В театре на Юго-Западе, где я играл, фронтменом был гениальный Виктор Авилов, и я даже был с ним в одном спектакле — "Кабала святош" Булгакова. У меня была небольшая роль актёра из труппы Мольера. И когда я несколько лет выходил на сцену вместе с Авиловым и видел других талантливых людей, то понял, что мне это не дано и я никогда не стану великим актёром.

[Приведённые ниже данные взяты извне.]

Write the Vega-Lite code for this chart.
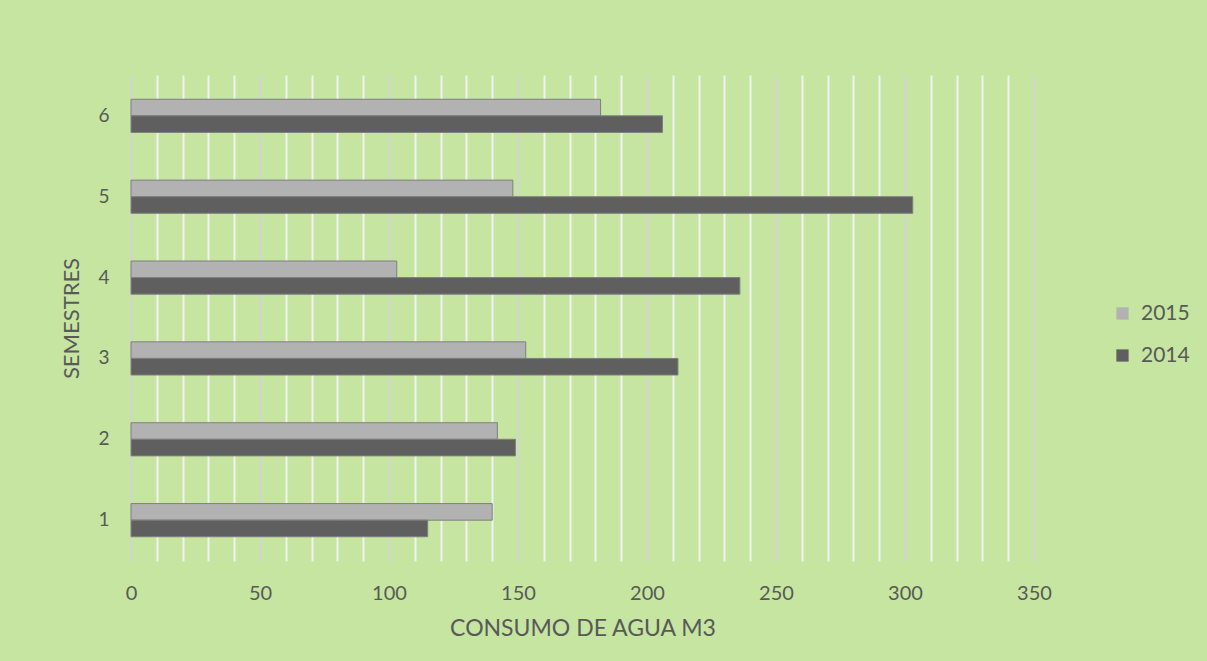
{
  "$schema": "https://vega.github.io/schema/vega-lite/v6.json",
  "width": 903,
  "height": 486,
  "autosize": "none",
  "padding": {"left": 131, "top": 75, "right": 173, "bottom": 100},
  "background": "#C5E5A0",
  "config": {
    "view": {"stroke": null},
    "font": "Lato"
  },
  "data": {
    "values": [
      {"semestre": "1", "anio": "2015", "consumo": 140},
      {"semestre": "1", "anio": "2014", "consumo": 115},
      {"semestre": "2", "anio": "2015", "consumo": 142},
      {"semestre": "2", "anio": "2014", "consumo": 149},
      {"semestre": "3", "anio": "2015", "consumo": 153},
      {"semestre": "3", "anio": "2014", "consumo": 212},
      {"semestre": "4", "anio": "2015", "consumo": 103},
      {"semestre": "4", "anio": "2014", "consumo": 236},
      {"semestre": "5", "anio": "2015", "consumo": 148},
      {"semestre": "5", "anio": "2014", "consumo": 303},
      {"semestre": "6", "anio": "2015", "consumo": 182},
      {"semestre": "6", "anio": "2014", "consumo": 206}
    ]
  },
  "mark": {"type": "bar", "stroke": "#7f7f7f", "strokeWidth": 1},
  "encoding": {
    "y": {
      "field": "semestre",
      "type": "nominal",
      "sort": ["6", "5", "4", "3", "2", "1"],
      "scale": {"paddingInner": 0.59, "paddingOuter": 0.3},
      "axis": {
        "title": "SEMESTRES",
        "titleFont": "Lato",
        "titleFontSize": 22,
        "titleFontWeight": "normal",
        "titleColor": "#595959",
        "titlePadding": 14,
        "labelFont": "Lato",
        "labelFontSize": 19,
        "labelColor": "#595959",
        "labelPadding": 22,
        "ticks": false,
        "domain": false,
        "grid": false
      }
    },
    "yOffset": {"field": "anio", "type": "nominal", "sort": ["2015", "2014"]},
    "x": {
      "field": "consumo",
      "type": "quantitative",
      "scale": {"domain": [0, 350], "nice": false},
      "axis": {
        "title": "CONSUMO DE AGUA M3",
        "titleFont": "Lato",
        "titleFontSize": 23,
        "titleFontWeight": "normal",
        "titleColor": "#595959",
        "titlePadding": 14,
        "values": [0,10,20,30,40,50,60,70,80,90,100,110,120,130,140,150,160,170,180,190,200,210,220,230,240,250,260,270,280,290,300,310,320,330,340,350],
        "labelExpr": "datum.value % 50 === 0 ? datum.label : ''",
        "labelFlush": false,
        "labelFont": "Lato",
        "labelFontSize": 20,
        "labelColor": "#595959",
        "labelPadding": 22,
        "ticks": false,
        "domain": false,
        "grid": true,
        "gridColor": {"condition": {"test": "datum.value % 50 === 0", "value": "#D4D4D4"}, "value": "#F2F2F2"},
        "gridWidth": 2
      }
    },
    "color": {
      "field": "anio",
      "type": "nominal",
      "scale": {"domain": ["2015", "2014"], "range": ["#B2B2B2", "#5F5F5F"]},
      "legend": {
        "title": null,
        "orient": "none",
        "legendX": 981,
        "legendY": 228,
        "symbolType": "square",
        "symbolSize": 150,
        "symbolStrokeWidth": 0,
        "labelFont": "Lato",
        "labelFontSize": 21,
        "labelColor": "#595959",
        "rowPadding": 20,
        "labelOffset": 8
      }
    }
  }
}
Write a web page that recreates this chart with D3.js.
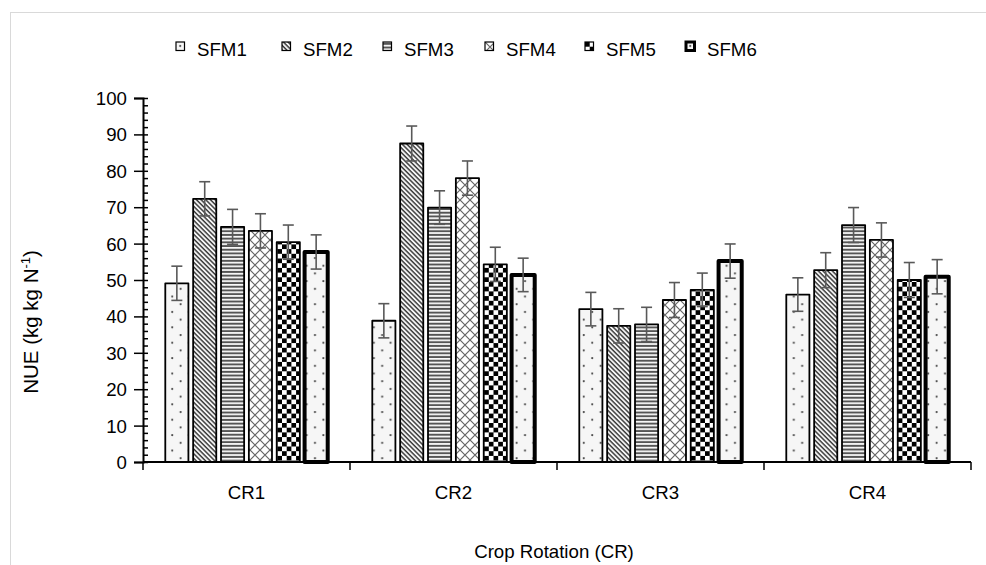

Но стихи писать не бросил. Это была глупая упёртость. Иногда писал одно стихотворение полгода, и это колоссальный труд.Я пошёл работать администратором в клуб, а потом и в другие места. В 90-х я был и продавцом, и инкассатором, и охранником и даже написал об этом повесть, которую опубликовал на сетевом ресурсе "Журнальный зал". Повесть не вывала интерес, а стихи вызвали и вызывают.
— Поэт в России больше, чем поэт, так что не можем не спросить о ваших политических взглядах.
— У меня сложный политический генезис. Многие отмечают, что у меня звучат ностальгические нотки по отношению к СССР. Но я долго жил в СССР, работал с 15 лет, служил в Советской Армии и хорошо знаю эту систему. Её порок не в руководителях и не в политбюро, он заключается в самом марксизме-ленинизме. Эта система нежизнеспособна. Жить было серо, жить было трудно. Да, была работа. Но за неё очень мало платили, а штаны модные стоили дорого, да и немодные тоже стоили дорого. Система позволяла делать совершенно дикие вещи. Например, решать, поэт Бродский или тунеядец. Или, например, ввести сухой закон, благодаря чему люди стали драться в очередях за водку.
Мне очень жаль развалившуюся страну, и этого нельзя было допускать. Однако всё это сделали как раз коммунисты, которые большей частью и сегодня находятся у власти. И это тоже определяет беды и трудности развития нашей страны.
Но конечно, у меня есть ностальгия по СССР, ведь я тогда был молод и меня любили девушки.
Не скажу, что я за капитализм. Я за гуманистические тенденции в обществе, всё должно происходить плавно и без рывков.